The first book/kit (being the one I might want to use first with a group, either prior to or in combination with other learning materials) ended up with the title:
A Class of Our Own
and featured the following progression of units/goals:
1. Here! (creating roll calls for the new class)
2. About us (creating learner profiles to share/get to know)
3. Needs and wants (an exploration of learners' own needs/wants from the course)
4. Our space (having learners decide on classroom layout and organisation)
5. A duty roster (creating and participating in useful routines for the class)
6. The class blog (self-explanatory, but designed and built by the group)
7. Getting together (exploring potential to get together outside of class times)
8. Learning unboxed (designing and sharing effective learning/study strategies)
9. Class exhibition (how to feature and share the learners' achievements)
10. Our exams (basically, group-generated ideas and procedures for testing)
11. Evaluation cards (settling on effective ways to evaluate at the end of term)
12. Feedback forms (designing effective feedback forms for/about learners and teacher)
Some of those are still very scratchy and I'm not sure how viable or valid they might turn out (as I said, it's a brainstorm), but the general idea here is to have the learners get to know each other and take some control over and responsibility for the social/learning space that they are going to become participants in.
Does this sort of thing promote and "help" the idea of a group, a shared endeavour in a classroom space?
Still pondering it, myself, but it intrigues me!

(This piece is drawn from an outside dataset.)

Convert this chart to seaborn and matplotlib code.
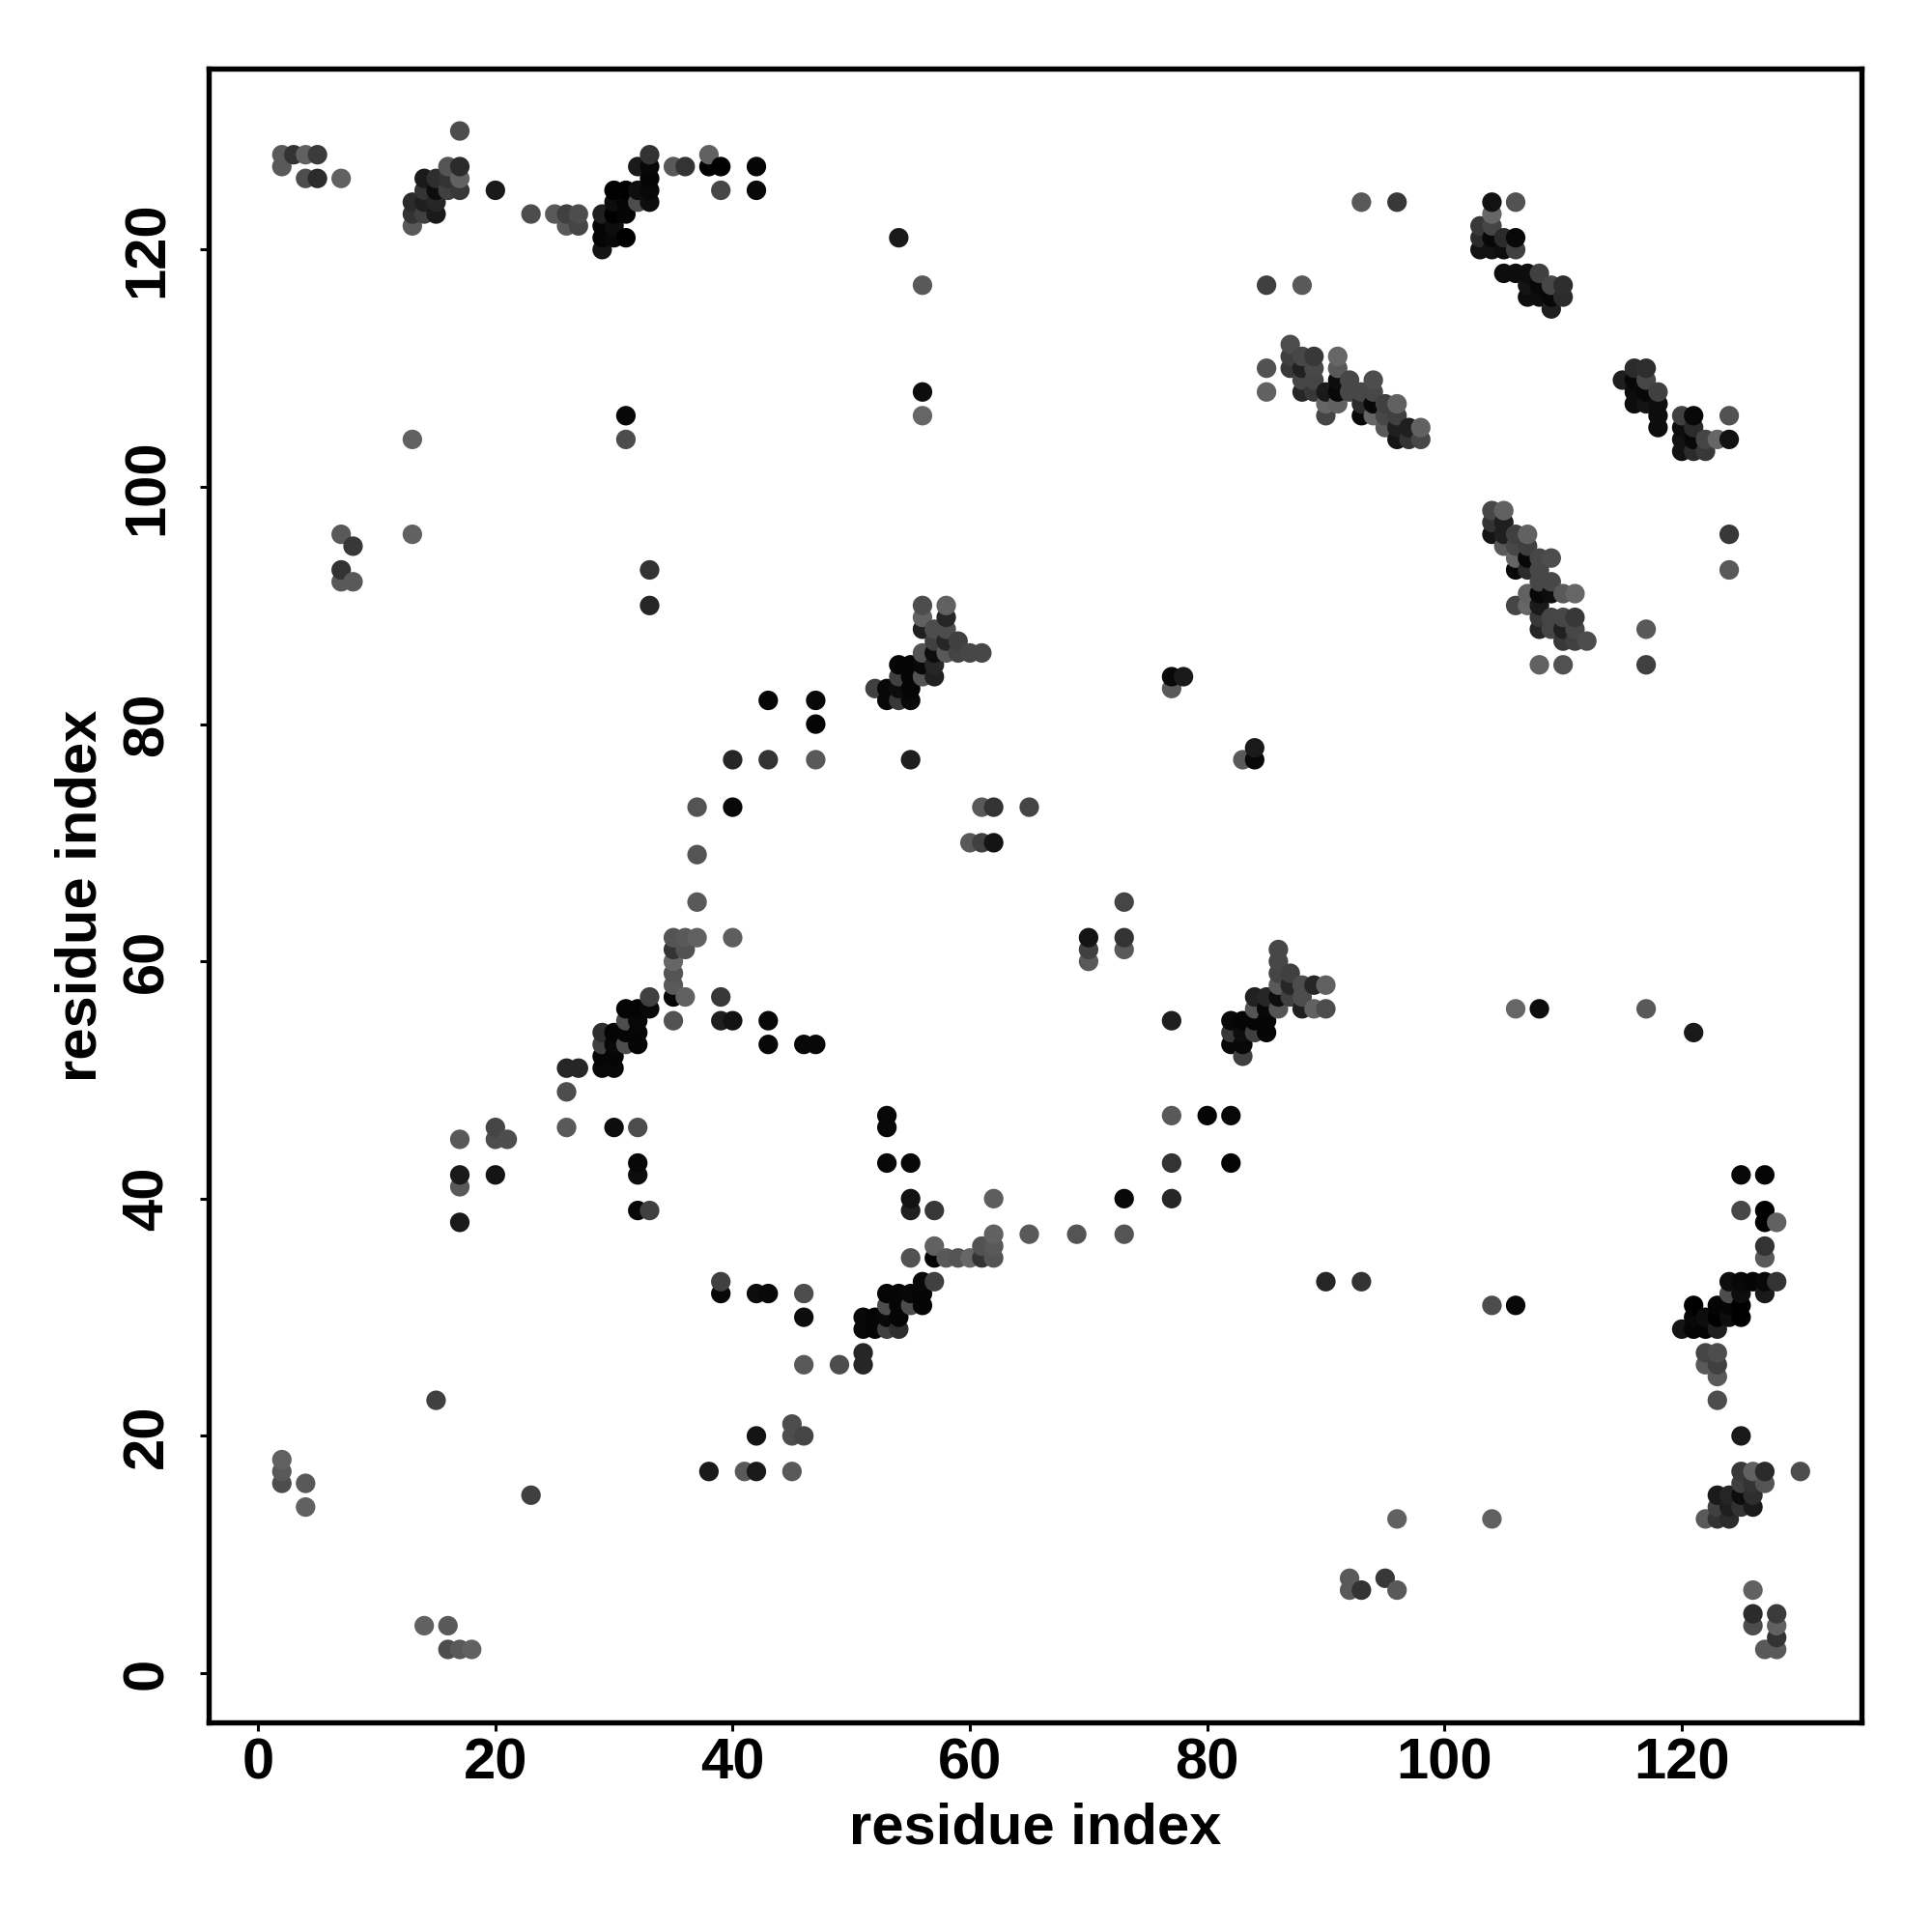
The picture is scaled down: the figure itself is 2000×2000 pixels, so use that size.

From there, I was able to generate another half-dozen or so theme-driven kits which worked outward from the classroom but made that group and space central to them. These included titles/foci like:
- On the Map (activities/goals based on learners' local countries and communities)
- Out and About (the notion of getting out and travelling/doing things outside one's own country)
- A Class Magazine (with different sections and features)
- Innovate! (basically oriented around work and career -- but with a focus on innovation)
- English Club (learners creating and expanding a club beyond the confines of the classroom)
- 'Tis the Season (basically a set of activities oriented around celebrations/festivals)
- Global Eye (having the class/group watch and participate more in world events)
Again, it's just brainstorming, coming up with rough ideas (and they're even rougher at this stage than the A Class of Our Own idea!).
But what do you think?
Would it be worthwhile/desirable/feasible to have a sort of kit whose focus is predominantly on facilitating and building the classroom as a social space? A place the learners might want to make and call their own?
Or -- if an attractive notion -- can most teachers already facilitate most/all of this on their own without much in the way of guidance or ideas?
Or, alternatively, should this concept just become another (of admittedly many) destined to fall off the edge of my "out of the box" ideas collection?